I myself recommend that you approve this general program for detailed development of operational plans in the field, these plans in turn to be reviewed as usual within the Government by the Special Group which monitors all covert programs. You may recall that this group consists of McCone, Gilpatric, Alexis Johnson and myself.

McG. B.
  1. Source: Johnson Library, National Security file, Memos to the President, Vol. I, McGeorge Bundy. Top Secret; Sensitive. A note on the source text in Bundy’s hand reads: “Read by the P[resident] Jan. 13.”

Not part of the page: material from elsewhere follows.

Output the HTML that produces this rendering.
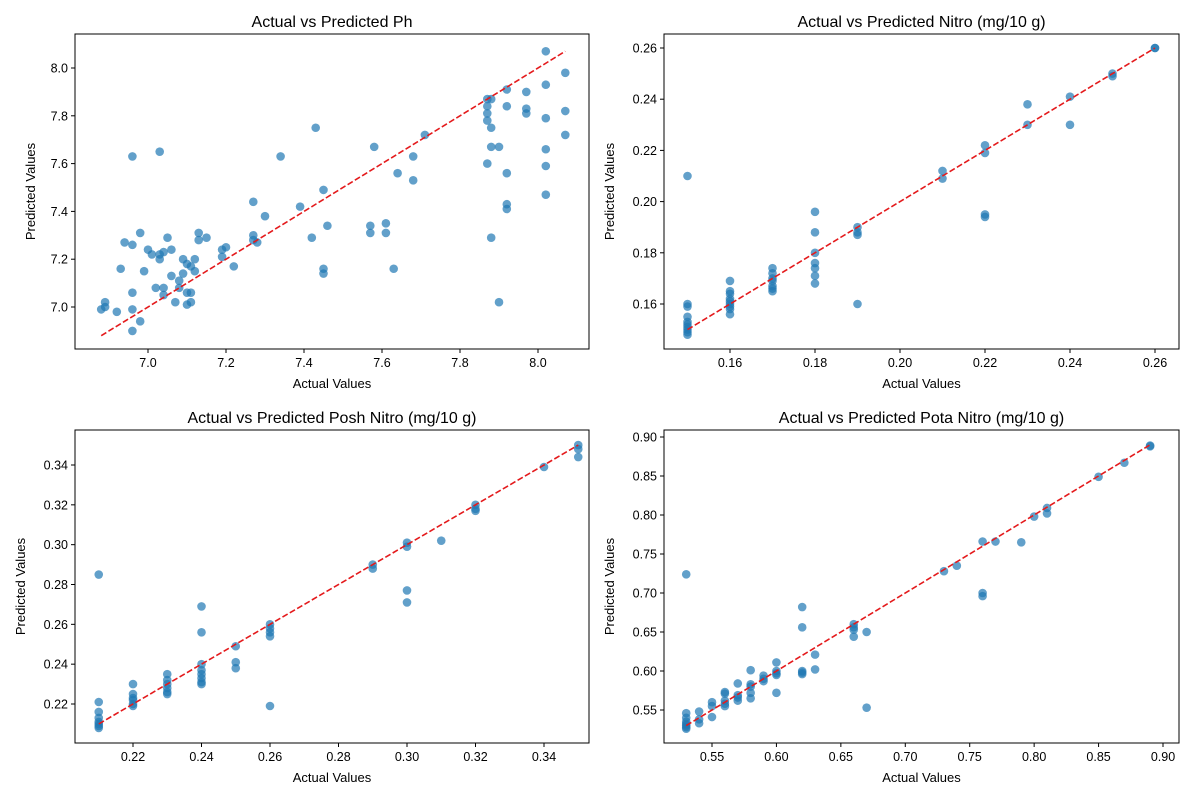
<!DOCTYPE html>
<html><head><meta charset="utf-8"><style>
html,body{margin:0;padding:0;background:#fff;}
svg{display:block;font-family:"Liberation Sans","DejaVu Sans",sans-serif;}
</style></head><body>
<svg id="fig" width="1200" height="800" viewBox="0 0 1200 800" xmlns="http://www.w3.org/2000/svg"></svg>
<script>
const phActual=[6.88,6.89,6.89,6.92,6.93,6.94,6.96,6.96,6.96,6.96,6.96,6.98,6.98,6.99,7.00,7.01,7.02,7.03,7.03,7.03,7.04,7.04,7.04,7.05,7.06,7.06,7.07,7.08,7.08,7.09,7.09,7.10,7.10,7.10,7.11,7.11,7.11,7.12,7.12,7.13,7.13,7.15,7.19,7.19,7.20,7.22,7.27,7.27,7.27,7.28,7.30,7.34,7.39,7.42,7.43,7.45,7.45,7.45,7.46,7.57,7.57,7.58,7.61,7.61,7.63,7.64,7.68,7.68,7.71,7.87,7.87,7.87,7.87,7.87,7.88,7.88,7.88,7.88,7.90,7.90,7.92,7.92,7.92,7.92,7.92,7.97,7.97,7.97,8.02,8.02,8.02,8.02,8.02,8.02,8.07,8.07,8.07];
const phPred=[6.99,7.02,7.00,6.98,7.16,7.27,7.63,7.26,7.06,6.99,6.90,7.31,6.94,7.15,7.24,7.22,7.08,7.65,7.22,7.20,7.23,7.08,7.05,7.29,7.24,7.13,7.02,7.11,7.08,7.20,7.14,7.18,7.06,7.01,7.17,7.06,7.02,7.20,7.15,7.31,7.28,7.29,7.24,7.21,7.25,7.17,7.44,7.30,7.28,7.27,7.38,7.63,7.42,7.29,7.75,7.49,7.16,7.14,7.34,7.34,7.31,7.67,7.35,7.31,7.16,7.56,7.63,7.53,7.72,7.87,7.84,7.81,7.78,7.60,7.87,7.75,7.67,7.29,7.67,7.02,7.91,7.84,7.56,7.43,7.41,7.90,7.83,7.81,8.07,7.93,7.79,7.66,7.59,7.47,7.98,7.82,7.72];
const nitroActual=[0.15,0.15,0.15,0.15,0.15,0.15,0.15,0.15,0.15,0.15,0.16,0.16,0.16,0.16,0.16,0.16,0.16,0.16,0.16,0.17,0.17,0.17,0.17,0.17,0.17,0.17,0.18,0.18,0.18,0.18,0.18,0.18,0.18,0.19,0.19,0.19,0.19,0.21,0.21,0.22,0.22,0.22,0.22,0.23,0.23,0.24,0.24,0.25,0.25,0.26,0.26];
const nitroPred=[0.210,0.160,0.159,0.155,0.153,0.152,0.151,0.150,0.149,0.148,0.169,0.165,0.164,0.162,0.161,0.160,0.159,0.158,0.156,0.174,0.172,0.170,0.169,0.167,0.166,0.165,0.196,0.188,0.180,0.176,0.174,0.171,0.168,0.190,0.188,0.187,0.160,0.212,0.209,0.222,0.219,0.195,0.194,0.238,0.230,0.241,0.230,0.250,0.249,0.260,0.260];
const poshActual=[0.21,0.21,0.21,0.21,0.21,0.21,0.21,0.21,0.22,0.22,0.22,0.22,0.22,0.22,0.23,0.23,0.23,0.23,0.23,0.23,0.24,0.24,0.24,0.24,0.24,0.24,0.24,0.24,0.25,0.25,0.25,0.26,0.26,0.26,0.26,0.26,0.29,0.29,0.30,0.30,0.30,0.30,0.31,0.32,0.32,0.32,0.34,0.35,0.35,0.35];
const poshPred=[0.285,0.221,0.216,0.213,0.211,0.210,0.209,0.208,0.230,0.225,0.223,0.222,0.220,0.219,0.235,0.232,0.230,0.228,0.226,0.225,0.269,0.256,0.240,0.237,0.235,0.233,0.231,0.230,0.249,0.241,0.238,0.260,0.258,0.256,0.254,0.219,0.290,0.288,0.301,0.299,0.277,0.271,0.302,0.320,0.318,0.317,0.339,0.350,0.348,0.344];
const potaActual=[0.53,0.53,0.53,0.53,0.53,0.53,0.53,0.53,0.54,0.54,0.54,0.55,0.55,0.55,0.56,0.56,0.56,0.56,0.56,0.57,0.57,0.57,0.57,0.58,0.58,0.58,0.58,0.58,0.59,0.59,0.59,0.60,0.60,0.60,0.60,0.60,0.62,0.62,0.62,0.62,0.62,0.63,0.63,0.66,0.66,0.66,0.66,0.67,0.67,0.73,0.74,0.76,0.76,0.76,0.77,0.79,0.80,0.81,0.81,0.85,0.87,0.89,0.89];
const potaPred=[0.724,0.546,0.540,0.535,0.532,0.530,0.528,0.526,0.548,0.538,0.533,0.560,0.555,0.541,0.573,0.571,0.562,0.558,0.555,0.584,0.569,0.566,0.562,0.601,0.583,0.580,0.572,0.565,0.594,0.590,0.587,0.611,0.600,0.597,0.595,0.572,0.682,0.656,0.600,0.598,0.596,0.621,0.602,0.660,0.656,0.653,0.644,0.650,0.553,0.728,0.735,0.766,0.700,0.696,0.766,0.765,0.798,0.809,0.802,0.849,0.867,0.889,0.888];
const phXTicks=[7.0,7.2,7.4,7.6,7.8,8.0];
const phYTicks=[7.0,7.2,7.4,7.6,7.8,8.0];
const nitroXTicks=[0.16,0.18,0.20,0.22,0.24,0.26];
const nitroYTicks=[0.16,0.18,0.20,0.22,0.24,0.26];
const poshXTicks=[0.22,0.24,0.26,0.28,0.30,0.32,0.34];
const poshYTicks=[0.22,0.24,0.26,0.28,0.30,0.32,0.34];
const potaXTicks=[0.55,0.60,0.65,0.70,0.75,0.80,0.85,0.90];
const potaYTicks=[0.55,0.60,0.65,0.70,0.75,0.80,0.85,0.90];

const NS="http://www.w3.org/2000/svg";
const fig=document.getElementById('fig');
function mk(tag,attrs,parent){const e=document.createElementNS(NS,tag);for(const k in attrs)e.setAttribute(k,attrs[k]);(parent||fig).appendChild(e);return e;}

function panel(cfg){
  const g=mk('g',{});
  
  
  const L=cfg.box[0],T=cfg.box[1],R=cfg.box[2],B=cfg.box[3];
  // linear scale via two reference tick positions
  const xs=v=>cfg.xr[1]+(v-cfg.xr[0])*(cfg.xr[3]-cfg.xr[1])/(cfg.xr[2]-cfg.xr[0]);
  const ys=v=>cfg.yr[1]+(v-cfg.yr[0])*(cfg.yr[3]-cfg.yr[1])/(cfg.yr[2]-cfg.yr[0]);
  const pts=mk('g',{},g);
  
  
  for(let i=0;i<cfg.xa.length;i++){
    const c=mk('circle',{cx:xs(cfg.xa[i]),cy:ys(cfg.ya[i]),r:4.3,fill:'#1f77b4','fill-opacity':0.7},pts);
    
    
  }
  const mn=Math.min(...cfg.xa),mx=Math.max(...cfg.xa);
  const ln=mk('line',{x1:xs(mn),y1:ys(mn),x2:xs(mx),y2:ys(mx),stroke:'#e41a1c','stroke-width':1.6,'stroke-dasharray':'6,2.5'},g);
  
  
  const fr=mk('rect',{x:L,y:T,width:R-L,height:B-T,fill:'none',stroke:'#000','stroke-width':1},g);
  
  
  cfg.xt.forEach(t=>{const x=xs(t);
    mk('line',{x1:x,y1:B,x2:x,y2:B+4,stroke:'#000'},g);
    const tx=mk('text',{x:x,y:B+18,'text-anchor':'middle','font-size':12.5,fill:'#000'},g);
    tx.textContent=t.toFixed(cfg.dp);
    
    });
  cfg.yt.forEach(t=>{const y=ys(t);
    mk('line',{x1:L-4,y1:y,x2:L,y2:y,stroke:'#000'},g);
    const tx=mk('text',{x:L-7,y:y+4.5,'text-anchor':'end','font-size':12.5,fill:'#000'},g);
    tx.textContent=t.toFixed(cfg.dp);
    
    });
  const ti=mk('text',{x:(L+R)/2,y:T-7,'text-anchor':'middle','font-size':16,fill:'#000'},g);
  ti.textContent=cfg.title;
  
  
  const xl=mk('text',{x:(L+R)/2,y:B+39,'text-anchor':'middle','font-size':13,fill:'#000'},g);
  xl.textContent='Actual Values';
  
  
  const yx=cfg.ylx,yy=(T+B)/2;
  const yl=mk('text',{x:yx,y:yy,'text-anchor':'middle','font-size':13,fill:'#000',transform:`rotate(-90 ${yx} ${yy})`},g);
  yl.textContent='Predicted Values';
  
  
}

panel({name:'ph-panel',title:'Actual vs Predicted Ph',box:[75,34,589,349],xr:[7.0,148,8.0,538],yr:[7.0,307,8.0,68],xa:phActual,ya:phPred,xt:phXTicks,yt:phYTicks,dp:1,ylx:35});
panel({name:'nitro-panel',title:'Actual vs Predicted Nitro (mg/10 g)',box:[664,34,1179,349],xr:[0.16,730,0.26,1155],yr:[0.16,304,0.26,48],xa:nitroActual,ya:nitroPred,xt:nitroXTicks,yt:nitroYTicks,dp:2,ylx:614});
panel({name:'posh-nitro-panel',title:'Actual vs Predicted Posh Nitro (mg/10 g)',box:[75,430,589,743],xr:[0.22,133,0.34,544],yr:[0.22,704,0.34,465],xa:poshActual,ya:poshPred,xt:poshXTicks,yt:poshYTicks,dp:2,ylx:25});
panel({name:'pota-nitro-panel',title:'Actual vs Predicted Pota Nitro (mg/10 g)',box:[664,430,1179,743],xr:[0.55,712,0.90,1163],yr:[0.55,710,0.90,437],xa:potaActual,ya:potaPred,xt:potaXTicks,yt:potaYTicks,dp:2,ylx:614});
</script>
</body></html>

  2. The joint draft plan, the basis for Operations Plan (OPLAN) 34A–64, January 3, was outlined in a 3-page covering memorandum to the President to be signed by McCone, McNamara, and Rusk. The program of operations had as its premise that North Vietnam directed and supported the Viet Cong in South Vietnam through a radio network and through infiltration of cadres, weapons, and materiel from Laos and Cambodia. To demonstrate to North Vietnam the risk it ran in supporting the insurgency in the South, an interdepartmental committee under Krulak recommended a 4-month program of covert operations against North Vietnam beginning on February 1. The program was designed primarily to convince the North Vietnamese that it was in their economic self-interest to desist from aggression in South Vietnam. Attached to the covering memorandum were a 3-page annotated target list and a map. (Ibid.)